**Description of the task**: Transcribe every line exactly. Leave the pictures behind.

Dataset records:
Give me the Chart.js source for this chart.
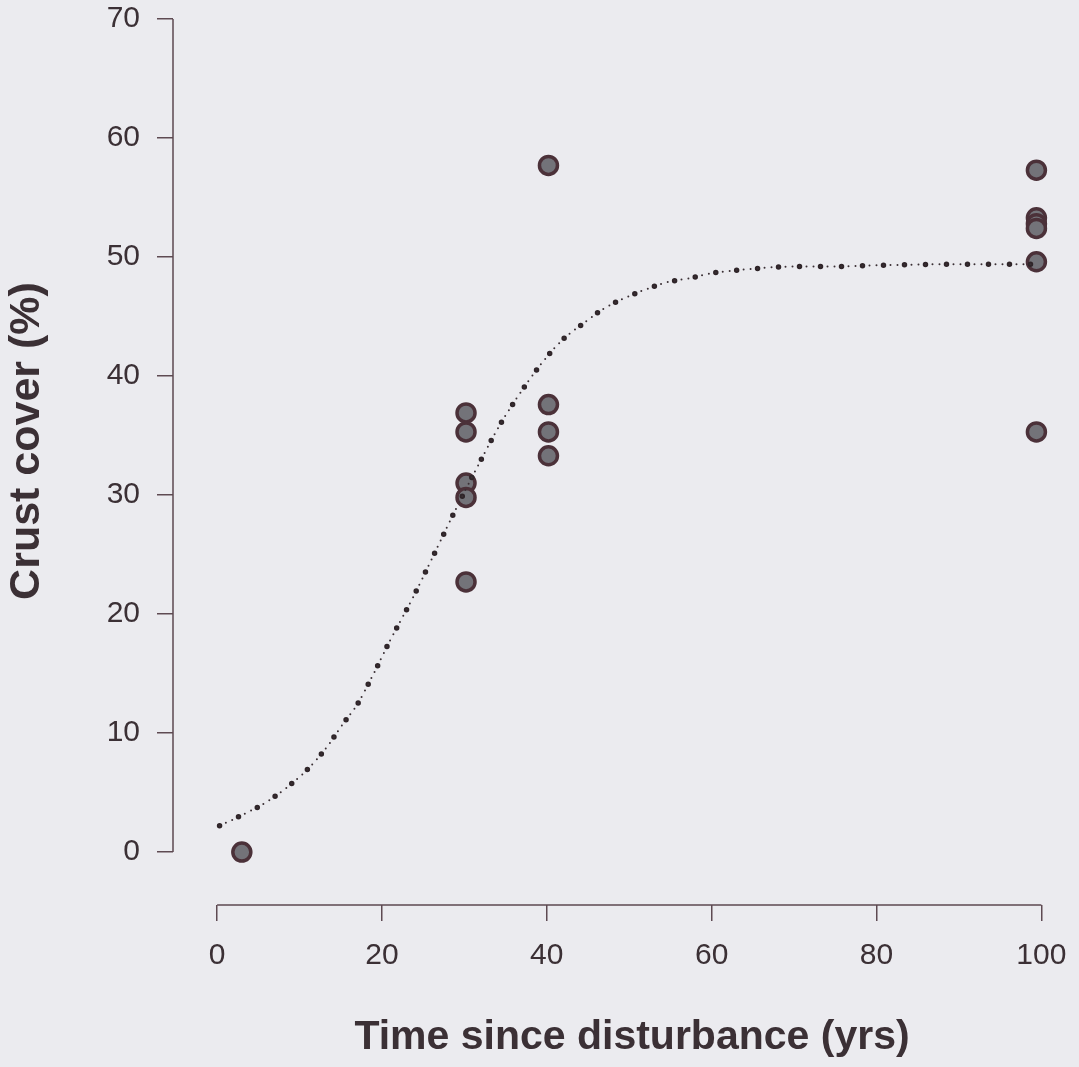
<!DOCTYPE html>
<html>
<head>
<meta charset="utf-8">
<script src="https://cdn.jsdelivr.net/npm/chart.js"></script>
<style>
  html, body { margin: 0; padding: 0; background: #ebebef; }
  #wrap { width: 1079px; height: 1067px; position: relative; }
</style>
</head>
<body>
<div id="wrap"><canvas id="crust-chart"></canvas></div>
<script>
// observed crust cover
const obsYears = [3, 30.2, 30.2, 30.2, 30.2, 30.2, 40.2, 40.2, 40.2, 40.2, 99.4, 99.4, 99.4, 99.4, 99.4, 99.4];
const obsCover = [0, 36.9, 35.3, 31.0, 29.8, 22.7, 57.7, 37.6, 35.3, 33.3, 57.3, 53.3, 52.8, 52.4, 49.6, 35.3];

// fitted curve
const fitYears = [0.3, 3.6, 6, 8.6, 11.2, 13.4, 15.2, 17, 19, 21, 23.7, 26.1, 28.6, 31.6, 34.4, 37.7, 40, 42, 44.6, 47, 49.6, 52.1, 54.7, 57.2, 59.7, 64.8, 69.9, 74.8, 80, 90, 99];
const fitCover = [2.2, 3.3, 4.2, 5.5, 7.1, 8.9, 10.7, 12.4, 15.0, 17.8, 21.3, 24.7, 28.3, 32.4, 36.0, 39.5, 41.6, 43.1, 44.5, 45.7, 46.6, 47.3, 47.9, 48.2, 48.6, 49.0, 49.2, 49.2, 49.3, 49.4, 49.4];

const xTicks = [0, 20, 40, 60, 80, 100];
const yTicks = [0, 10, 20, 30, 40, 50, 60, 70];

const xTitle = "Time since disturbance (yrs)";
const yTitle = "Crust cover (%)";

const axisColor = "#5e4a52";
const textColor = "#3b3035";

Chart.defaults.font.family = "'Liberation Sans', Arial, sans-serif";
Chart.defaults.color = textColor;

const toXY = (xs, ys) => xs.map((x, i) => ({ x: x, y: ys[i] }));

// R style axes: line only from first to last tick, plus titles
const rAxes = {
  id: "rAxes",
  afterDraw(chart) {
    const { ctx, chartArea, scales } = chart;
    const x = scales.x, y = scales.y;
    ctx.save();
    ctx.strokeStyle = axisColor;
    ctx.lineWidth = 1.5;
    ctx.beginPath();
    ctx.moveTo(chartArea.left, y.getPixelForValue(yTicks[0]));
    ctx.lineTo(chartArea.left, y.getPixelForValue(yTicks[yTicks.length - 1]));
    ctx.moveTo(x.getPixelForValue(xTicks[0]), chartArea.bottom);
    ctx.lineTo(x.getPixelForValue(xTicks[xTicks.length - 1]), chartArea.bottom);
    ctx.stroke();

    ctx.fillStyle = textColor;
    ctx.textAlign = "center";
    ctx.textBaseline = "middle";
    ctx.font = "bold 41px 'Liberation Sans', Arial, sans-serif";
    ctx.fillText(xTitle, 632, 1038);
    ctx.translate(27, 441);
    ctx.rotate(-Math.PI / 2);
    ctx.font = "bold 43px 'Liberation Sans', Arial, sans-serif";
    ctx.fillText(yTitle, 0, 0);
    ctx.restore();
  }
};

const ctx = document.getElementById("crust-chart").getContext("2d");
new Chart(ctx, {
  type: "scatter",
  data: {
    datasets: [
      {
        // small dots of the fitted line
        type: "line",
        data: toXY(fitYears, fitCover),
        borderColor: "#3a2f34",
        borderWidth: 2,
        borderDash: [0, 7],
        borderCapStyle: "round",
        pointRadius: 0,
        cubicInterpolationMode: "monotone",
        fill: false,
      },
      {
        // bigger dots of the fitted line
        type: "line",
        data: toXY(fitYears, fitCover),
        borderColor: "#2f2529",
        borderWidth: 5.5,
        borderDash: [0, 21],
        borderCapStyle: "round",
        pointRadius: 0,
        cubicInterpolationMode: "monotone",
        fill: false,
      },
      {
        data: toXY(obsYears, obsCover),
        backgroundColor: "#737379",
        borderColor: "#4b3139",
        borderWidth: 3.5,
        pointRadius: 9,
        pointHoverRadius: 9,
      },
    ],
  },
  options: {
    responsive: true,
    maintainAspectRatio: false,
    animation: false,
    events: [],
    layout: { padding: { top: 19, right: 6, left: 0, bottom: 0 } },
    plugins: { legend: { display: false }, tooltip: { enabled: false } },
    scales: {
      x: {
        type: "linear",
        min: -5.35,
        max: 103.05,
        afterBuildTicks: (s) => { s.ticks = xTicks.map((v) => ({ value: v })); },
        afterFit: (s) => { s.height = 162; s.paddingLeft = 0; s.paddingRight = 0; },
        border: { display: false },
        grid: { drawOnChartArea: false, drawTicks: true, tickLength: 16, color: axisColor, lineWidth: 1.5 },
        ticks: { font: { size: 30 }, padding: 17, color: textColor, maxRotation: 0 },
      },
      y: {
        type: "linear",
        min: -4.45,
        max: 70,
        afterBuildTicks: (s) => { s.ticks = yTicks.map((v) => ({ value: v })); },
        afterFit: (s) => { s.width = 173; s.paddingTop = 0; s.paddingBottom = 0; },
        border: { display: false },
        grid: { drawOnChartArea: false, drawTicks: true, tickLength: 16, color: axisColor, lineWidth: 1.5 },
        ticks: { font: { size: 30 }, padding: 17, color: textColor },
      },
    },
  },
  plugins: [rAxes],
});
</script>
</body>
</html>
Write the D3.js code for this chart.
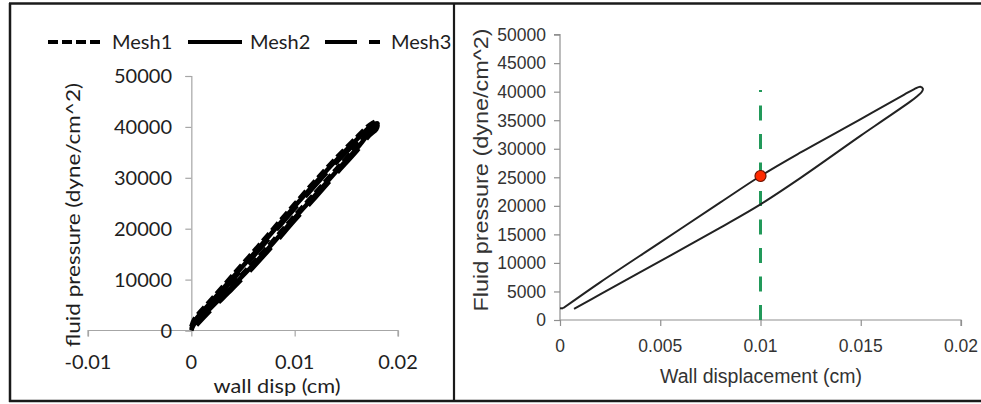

**Correct response**:
Give me the Chart.js source for this chart.
<!DOCTYPE html>
<html>
<head>
<meta charset="utf-8">
<script src="https://cdn.jsdelivr.net/npm/chart.js"></script>
<style>
  html, body { margin: 0; padding: 0; background: #ebebef; }
  #wrap { width: 1079px; height: 1067px; position: relative; }
</style>
</head>
<body>
<div id="wrap"><canvas id="crust-chart"></canvas></div>
<script>
// observed crust cover
const obsYears = [3, 30.2, 30.2, 30.2, 30.2, 30.2, 40.2, 40.2, 40.2, 40.2, 99.4, 99.4, 99.4, 99.4, 99.4, 99.4];
const obsCover = [0, 36.9, 35.3, 31.0, 29.8, 22.7, 57.7, 37.6, 35.3, 33.3, 57.3, 53.3, 52.8, 52.4, 49.6, 35.3];

// fitted curve
const fitYears = [0.3, 3.6, 6, 8.6, 11.2, 13.4, 15.2, 17, 19, 21, 23.7, 26.1, 28.6, 31.6, 34.4, 37.7, 40, 42, 44.6, 47, 49.6, 52.1, 54.7, 57.2, 59.7, 64.8, 69.9, 74.8, 80, 90, 99];
const fitCover = [2.2, 3.3, 4.2, 5.5, 7.1, 8.9, 10.7, 12.4, 15.0, 17.8, 21.3, 24.7, 28.3, 32.4, 36.0, 39.5, 41.6, 43.1, 44.5, 45.7, 46.6, 47.3, 47.9, 48.2, 48.6, 49.0, 49.2, 49.2, 49.3, 49.4, 49.4];

const xTicks = [0, 20, 40, 60, 80, 100];
const yTicks = [0, 10, 20, 30, 40, 50, 60, 70];

const xTitle = "Time since disturbance (yrs)";
const yTitle = "Crust cover (%)";

const axisColor = "#5e4a52";
const textColor = "#3b3035";

Chart.defaults.font.family = "'Liberation Sans', Arial, sans-serif";
Chart.defaults.color = textColor;

const toXY = (xs, ys) => xs.map((x, i) => ({ x: x, y: ys[i] }));

// R style axes: line only from first to last tick, plus titles
const rAxes = {
  id: "rAxes",
  afterDraw(chart) {
    const { ctx, chartArea, scales } = chart;
    const x = scales.x, y = scales.y;
    ctx.save();
    ctx.strokeStyle = axisColor;
    ctx.lineWidth = 1.5;
    ctx.beginPath();
    ctx.moveTo(chartArea.left, y.getPixelForValue(yTicks[0]));
    ctx.lineTo(chartArea.left, y.getPixelForValue(yTicks[yTicks.length - 1]));
    ctx.moveTo(x.getPixelForValue(xTicks[0]), chartArea.bottom);
    ctx.lineTo(x.getPixelForValue(xTicks[xTicks.length - 1]), chartArea.bottom);
    ctx.stroke();

    ctx.fillStyle = textColor;
    ctx.textAlign = "center";
    ctx.textBaseline = "middle";
    ctx.font = "bold 41px 'Liberation Sans', Arial, sans-serif";
    ctx.fillText(xTitle, 632, 1038);
    ctx.translate(27, 441);
    ctx.rotate(-Math.PI / 2);
    ctx.font = "bold 43px 'Liberation Sans', Arial, sans-serif";
    ctx.fillText(yTitle, 0, 0);
    ctx.restore();
  }
};

const ctx = document.getElementById("crust-chart").getContext("2d");
new Chart(ctx, {
  type: "scatter",
  data: {
    datasets: [
      {
        // small dots of the fitted line
        type: "line",
        data: toXY(fitYears, fitCover),
        borderColor: "#3a2f34",
        borderWidth: 2,
        borderDash: [0, 7],
        borderCapStyle: "round",
        pointRadius: 0,
        cubicInterpolationMode: "monotone",
        fill: false,
      },
      {
        // bigger dots of the fitted line
        type: "line",
        data: toXY(fitYears, fitCover),
        borderColor: "#2f2529",
        borderWidth: 5.5,
        borderDash: [0, 21],
        borderCapStyle: "round",
        pointRadius: 0,
        cubicInterpolationMode: "monotone",
        fill: false,
      },
      {
        data: toXY(obsYears, obsCover),
        backgroundColor: "#737379",
        borderColor: "#4b3139",
        borderWidth: 3.5,
        pointRadius: 9,
        pointHoverRadius: 9,
      },
    ],
  },
  options: {
    responsive: true,
    maintainAspectRatio: false,
    animation: false,
    events: [],
    layout: { padding: { top: 19, right: 6, left: 0, bottom: 0 } },
    plugins: { legend: { display: false }, tooltip: { enabled: false } },
    scales: {
      x: {
        type: "linear",
        min: -5.35,
        max: 103.05,
        afterBuildTicks: (s) => { s.ticks = xTicks.map((v) => ({ value: v })); },
        afterFit: (s) => { s.height = 162; s.paddingLeft = 0; s.paddingRight = 0; },
        border: { display: false },
        grid: { drawOnChartArea: false, drawTicks: true, tickLength: 16, color: axisColor, lineWidth: 1.5 },
        ticks: { font: { size: 30 }, padding: 17, color: textColor, maxRotation: 0 },
      },
      y: {
        type: "linear",
        min: -4.45,
        max: 70,
        afterBuildTicks: (s) => { s.ticks = yTicks.map((v) => ({ value: v })); },
        afterFit: (s) => { s.width = 173; s.paddingTop = 0; s.paddingBottom = 0; },
        border: { display: false },
        grid: { drawOnChartArea: false, drawTicks: true, tickLength: 16, color: axisColor, lineWidth: 1.5 },
        ticks: { font: { size: 30 }, padding: 17, color: textColor },
      },
    },
  },
  plugins: [rAxes],
});
</script>
</body>
</html>
Write the D3.js code for this chart.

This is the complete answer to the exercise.